■ **Material provided**
═══
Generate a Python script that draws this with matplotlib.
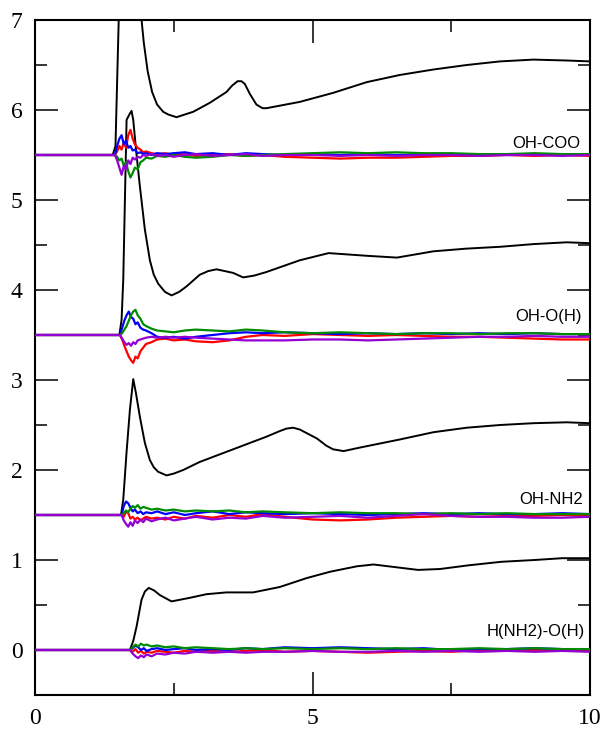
import numpy as np
import matplotlib
matplotlib.use('Agg')
import matplotlib.pyplot as plt
from matplotlib.ticker import MultipleLocator

plt.rcParams['font.family'] = ['Liberation Serif', 'DejaVu Serif']

# ---- data ----
names = ['OH-COO', 'OH-O(H)', 'OH-NH2', 'H(NH2)-O(H)']
offsets = [5.5, 3.5, 1.5, 0.0]
label_x = [9.83, 9.85, 9.87, 9.90]
label_y = [5.575, 3.65, 1.62, 0.155]

# black curves (absolute values on the plot)
k1_r = [0, 1.40, 1.45, 1.50, 1.55, 1.62, 1.70, 1.78, 1.86, 1.92, 1.96, 2.03, 2.11, 2.20, 2.31,
        2.40, 2.55, 2.85, 3.15, 3.45, 3.55, 3.65, 3.72, 3.78, 3.87, 3.99, 4.10, 4.17, 4.77,
        5.37, 5.98, 6.58, 7.18, 7.78, 8.38, 8.98, 9.58, 10.0]
k1_v = [5.5, 5.5, 5.6, 6.8, 8.0, 9.2, 9.6, 9.0, 7.8, 7.0, 6.75, 6.43, 6.2, 6.06, 5.98,
        5.95, 5.92, 5.98, 6.08, 6.2, 6.27, 6.32, 6.32, 6.29, 6.18, 6.06, 6.02, 6.02, 6.09,
        6.19, 6.31, 6.39, 6.45, 6.5, 6.54, 6.56, 6.55, 6.54]

k2_r = [0, 1.52, 1.56, 1.59, 1.65, 1.70, 1.74, 1.77, 1.83, 1.89, 1.98, 2.07, 2.14, 2.22, 2.34,
        2.46, 2.60, 2.73, 2.97, 3.12, 3.27, 3.42, 3.57, 3.75, 3.95, 4.17, 4.77, 5.29, 5.98,
        6.52, 7.18, 7.78, 8.38, 8.98, 9.58, 10.0]
k2_v = [3.5, 3.5, 3.67, 4.11, 5.89, 5.95, 5.99, 5.89, 5.5, 5.15, 4.67, 4.33, 4.17, 4.07, 3.98,
        3.94, 3.98, 4.04, 4.17, 4.21, 4.23, 4.21, 4.19, 4.14, 4.16, 4.2, 4.33, 4.41, 4.38,
        4.36, 4.43, 4.46, 4.48, 4.51, 4.53, 4.52]

k3_r = [0, 1.55, 1.59, 1.65, 1.71, 1.77, 1.82, 1.89, 1.98, 2.07, 2.14, 2.22, 2.37, 2.50, 2.67,
        2.97, 3.57, 4.17, 4.40, 4.53, 4.65, 4.77, 5.08, 5.25, 5.37, 5.56, 5.86, 6.58, 7.18,
        7.78, 8.38, 8.98, 9.58, 10.0]
k3_v = [1.5, 1.5, 1.67, 2.2, 2.67, 3.01, 2.85, 2.59, 2.3, 2.11, 2.03, 1.98, 1.94, 1.96, 2.0,
        2.09, 2.23, 2.37, 2.43, 2.46, 2.47, 2.45, 2.35, 2.27, 2.23, 2.21, 2.25, 2.34, 2.42,
        2.47, 2.5, 2.52, 2.53, 2.52]

k4_r = [0, 1.71, 1.77, 1.83, 1.92, 1.98, 2.05, 2.15, 2.25, 2.46, 2.79, 3.09, 3.45, 3.93, 4.41,
        4.90, 5.32, 5.80, 6.10, 6.50, 6.90, 7.30, 7.80, 8.40, 9.00, 9.50, 10.0]
k4_v = [0, 0, 0.1, 0.26, 0.56, 0.65, 0.69, 0.66, 0.61, 0.54, 0.58, 0.62, 0.64, 0.64, 0.70,
        0.80, 0.87, 0.93, 0.95, 0.92, 0.89, 0.9, 0.94, 0.98, 1.0, 1.02, 1.02]

# coloured components, deviation from the group baseline
g1 = [0, 1.44, 1.48, 1.52, 1.56, 1.60, 1.64, 1.68, 1.72, 1.76, 1.80, 1.85, 1.90, 1.95, 2.00, 2.10,
      2.20, 2.35, 2.50, 2.70, 2.90, 3.20, 3.50, 3.80, 4.10, 4.50, 5.00, 5.50, 6.00, 6.50, 7.00,
      7.50, 8.00, 8.50, 9.00, 9.50, 10.0]
g1_red = [0, 0, 0.04, 0.10, 0.06, 0.14, 0.08, 0.22, 0.28, 0.18, 0.12, 0.08, 0.06, 0.03, 0.04, 0.02,
          0.01, 0.02, 0.00, 0.01, -0.01, 0.00, 0.01, -0.01, 0.00, -0.02, -0.03, -0.04, -0.03, -0.03,
          -0.02, -0.01, -0.01, 0.00, -0.01, 0.00, -0.01]
g1_blue = [0, 0, 0.10, 0.18, 0.22, 0.12, 0.16, 0.08, 0.10, 0.05, 0.06, 0.02, 0.03, 0.01, 0.02, 0.00,
           0.02, 0.01, 0.02, 0.03, 0.01, 0.02, 0.00, 0.02, 0.01, 0.00, 0.01, 0.00, 0.01, 0.00, 0.00,
           0.01, 0.01, 0.00, 0.01, 0.01, 0.01]
g1_green = [0, 0, -0.02, -0.06, -0.04, -0.12, -0.08, -0.18, -0.25, -0.20, -0.14, -0.16, -0.08, -0.06,
            -0.03, -0.04, -0.01, -0.02, 0.00, -0.02, -0.03, -0.02, 0.00, -0.01, 0.00, 0.01, 0.02,
            0.03, 0.02, 0.03, 0.02, 0.02, 0.01, 0.01, 0.02, 0.01, 0.01]
g1_violet = [0, 0, -0.06, -0.14, -0.22, -0.12, -0.16, -0.06, -0.10, -0.03, -0.05, -0.02, -0.03, 0.00,
             -0.01, 0.01, -0.01, 0.00, -0.02, 0.00, 0.01, -0.01, 0.00, 0.01, -0.01, 0.00, 0.00,
             -0.01, 0.00, -0.01, 0.00, 0.00, -0.01, 0.00, 0.00, -0.01, 0.00]

g2 = [0, 1.53, 1.57, 1.61, 1.65, 1.69, 1.73, 1.77, 1.81, 1.85, 1.90, 1.95, 2.00, 2.10, 2.20, 2.35,
      2.50, 2.70, 2.90, 3.20, 3.50, 3.80, 4.10, 4.50, 5.00, 5.50, 6.00, 6.50, 7.00, 7.50, 8.00,
      8.50, 9.00, 9.50, 10.0]
g2_red = [0, 0, -0.05, -0.12, -0.18, -0.24, -0.28, -0.31, -0.24, -0.26, -0.18, -0.14, -0.10, -0.08,
          -0.05, -0.04, -0.06, -0.05, -0.07, -0.08, -0.06, -0.02, 0.00, -0.01, 0.01, 0.00, -0.01,
          0.00, -0.01, -0.02, -0.02, -0.03, -0.04, -0.05, -0.05]
g2_blue = [0, 0, 0.08, 0.16, 0.22, 0.26, 0.20, 0.18, 0.12, 0.14, 0.08, 0.06, 0.05, 0.02, -0.02, -0.03,
           -0.02, -0.04, -0.02, 0.00, 0.02, 0.03, 0.02, 0.03, 0.02, 0.01, 0.02, 0.01, 0.02, 0.01,
           0.02, 0.01, 0.02, 0.01, 0.01]
g2_green = [0, 0, 0.02, 0.06, 0.10, 0.16, 0.22, 0.26, 0.28, 0.22, 0.18, 0.12, 0.10, 0.07, 0.05, 0.04,
            0.03, 0.05, 0.06, 0.05, 0.04, 0.06, 0.05, 0.03, 0.02, 0.03, 0.02, 0.01, 0.02, 0.02,
            0.01, 0.02, 0.02, 0.01, 0.01]
g2_violet = [0, 0, -0.04, -0.08, -0.11, -0.09, -0.12, -0.08, -0.10, -0.06, -0.05, -0.04, -0.03, -0.02,
             -0.03, -0.02, -0.03, -0.02, -0.03, -0.04, -0.05, -0.06, -0.06, -0.06, -0.05, -0.05,
             -0.06, -0.05, -0.04, -0.03, -0.02, -0.02, -0.01, -0.02, -0.02]

g3 = [0, 1.56, 1.60, 1.64, 1.68, 1.72, 1.76, 1.80, 1.85, 1.90, 1.95, 2.00, 2.10, 2.20, 2.35, 2.50,
      2.70, 2.90, 3.20, 3.50, 3.80, 4.10, 4.50, 5.00, 5.50, 6.00, 6.50, 7.00, 7.50, 8.00, 8.50,
      9.00, 9.50, 10.0]
g3_red = [0, 0, -0.02, 0.04, 0.02, -0.04, -0.02, -0.05, -0.03, -0.06, -0.04, -0.02, -0.04, -0.03,
          -0.05, -0.02, -0.04, -0.01, -0.03, 0.00, -0.02, 0.01, -0.02, -0.05, -0.06, -0.05, -0.03,
          -0.02, -0.01, -0.02, -0.01, -0.01, 0.00, -0.01]
g3_blue = [0, 0, 0.10, 0.15, 0.13, 0.08, 0.04, 0.06, 0.02, 0.04, 0.01, 0.03, 0.02, 0.04, 0.01, 0.03,
           0.00, 0.02, 0.04, 0.01, 0.03, 0.02, 0.01, 0.02, 0.01, 0.00, 0.01, 0.02, 0.01, 0.02,
           0.01, 0.01, 0.02, 0.01]
g3_green = [0, 0, 0.02, 0.05, 0.03, 0.07, 0.10, 0.08, 0.11, 0.07, 0.09, 0.08, 0.06, 0.07, 0.05, 0.06,
            0.04, 0.05, 0.04, 0.05, 0.03, 0.04, 0.03, 0.02, 0.03, 0.02, 0.02, 0.01, 0.02, 0.01,
            0.02, 0.01, 0.01, 0.01]
g3_violet = [0, 0, -0.06, -0.10, -0.13, -0.08, -0.12, -0.06, -0.09, -0.05, -0.08, -0.04, -0.07, -0.05,
             -0.03, -0.06, -0.04, -0.02, -0.05, -0.03, -0.04, -0.01, -0.03, -0.02, -0.01, -0.03,
             -0.01, 0.01, -0.01, -0.02, -0.02, -0.03, -0.03, -0.02]

g4 = [0, 1.71, 1.76, 1.81, 1.86, 1.91, 1.96, 2.01, 2.10, 2.20, 2.35, 2.50, 2.70, 2.90, 3.20, 3.50,
      3.80, 4.10, 4.50, 5.00, 5.50, 6.00, 6.50, 7.00, 7.50, 8.00, 8.50, 9.00, 9.50, 10.0]
g4_red = [0, 0, -0.02, 0.01, -0.03, -0.01, -0.04, -0.02, -0.03, -0.01, -0.02, -0.03, -0.01, -0.02,
          -0.01, -0.02, -0.01, 0.00, -0.02, -0.01, -0.02, -0.03, -0.02, -0.01, -0.02, 0.00, -0.01,
          0.00, -0.01, -0.01]
g4_blue = [0, 0, 0.02, 0.05, 0.03, 0.00, 0.02, -0.01, 0.01, 0.02, 0.00, 0.01, 0.02, 0.00, 0.01, 0.00,
           0.02, 0.01, 0.03, 0.02, 0.03, 0.02, 0.01, 0.02, 0.00, 0.01, 0.01, 0.02, 0.01, 0.01]
g4_green = [0, 0, 0.03, 0.06, 0.04, 0.07, 0.05, 0.06, 0.04, 0.05, 0.03, 0.04, 0.02, 0.03, 0.02, 0.01,
            0.02, 0.01, 0.02, 0.01, 0.02, 0.01, 0.02, 0.01, 0.01, 0.02, 0.01, 0.02, 0.01, 0.01]
g4_violet = [0, 0, -0.04, -0.07, -0.09, -0.06, -0.08, -0.05, -0.07, -0.04, -0.05, -0.03, -0.04, -0.02,
             -0.03, -0.02, -0.03, -0.02, -0.02, -0.01, -0.02, -0.02, -0.01, -0.02, -0.01, -0.02,
             -0.01, -0.02, -0.01, -0.02]

black_curves = [(k1_r, k1_v), (k2_r, k2_v), (k3_r, k3_v), (k4_r, k4_v)]
grids = [g1, g2, g3, g4]
components = [
    [g1_red, g1_blue, g1_green, g1_violet],
    [g2_red, g2_blue, g2_green, g2_violet],
    [g3_red, g3_blue, g3_green, g3_violet],
    [g4_red, g4_blue, g4_green, g4_violet],
]
comp_colors = ['#ff0000', '#0000ff', '#008b00', '#9400d3']

# ---- figure ----
fig = plt.figure(figsize=(6.10, 7.33), dpi=100)
ax = fig.add_axes([35/610, 1 - 695/733, 555/610, 675/733])

for r, v in black_curves:
    ax.plot(r, v, color='black', lw=1.4, zorder=2)

for grid, comps, off in zip(grids, components, offsets):
    for dev, c in zip(comps, comp_colors):
        ax.plot(grid, off + np.array(dev), color=c, lw=1.6, zorder=3)

for name, x, y in zip(names, label_x, label_y):
    ax.text(x, y, name, ha='right', va='baseline', fontsize=12,
            family='Liberation Sans', zorder=5)

ax.set_xlim(0, 10)
ax.set_ylim(-0.5, 7)
ax.xaxis.set_major_locator(MultipleLocator(5))
ax.xaxis.set_minor_locator(MultipleLocator(2.5))
ax.yaxis.set_major_locator(MultipleLocator(1))
ax.yaxis.set_minor_locator(MultipleLocator(0.5))
ax.set_yticks(range(0, 8))

ax.tick_params(which='both', direction='in', top=True, right=True, width=1.1, zorder=6)
ax.tick_params(which='major', length=16.5, pad=9, labelsize=17)
ax.tick_params(which='minor', length=8.5)
for s in ax.spines.values():
    s.set_linewidth(1.5)

fig.savefig('out.png', dpi=100)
═══
■ **The exercise**
Copy out each line that contains the word "matplotlib".

■ **Result below**
Generate a Python script that draws this with matplotlib.
import matplotlib
matplotlib.use('Agg')
import matplotlib.pyplot as plt
from matplotlib.ticker import MultipleLocator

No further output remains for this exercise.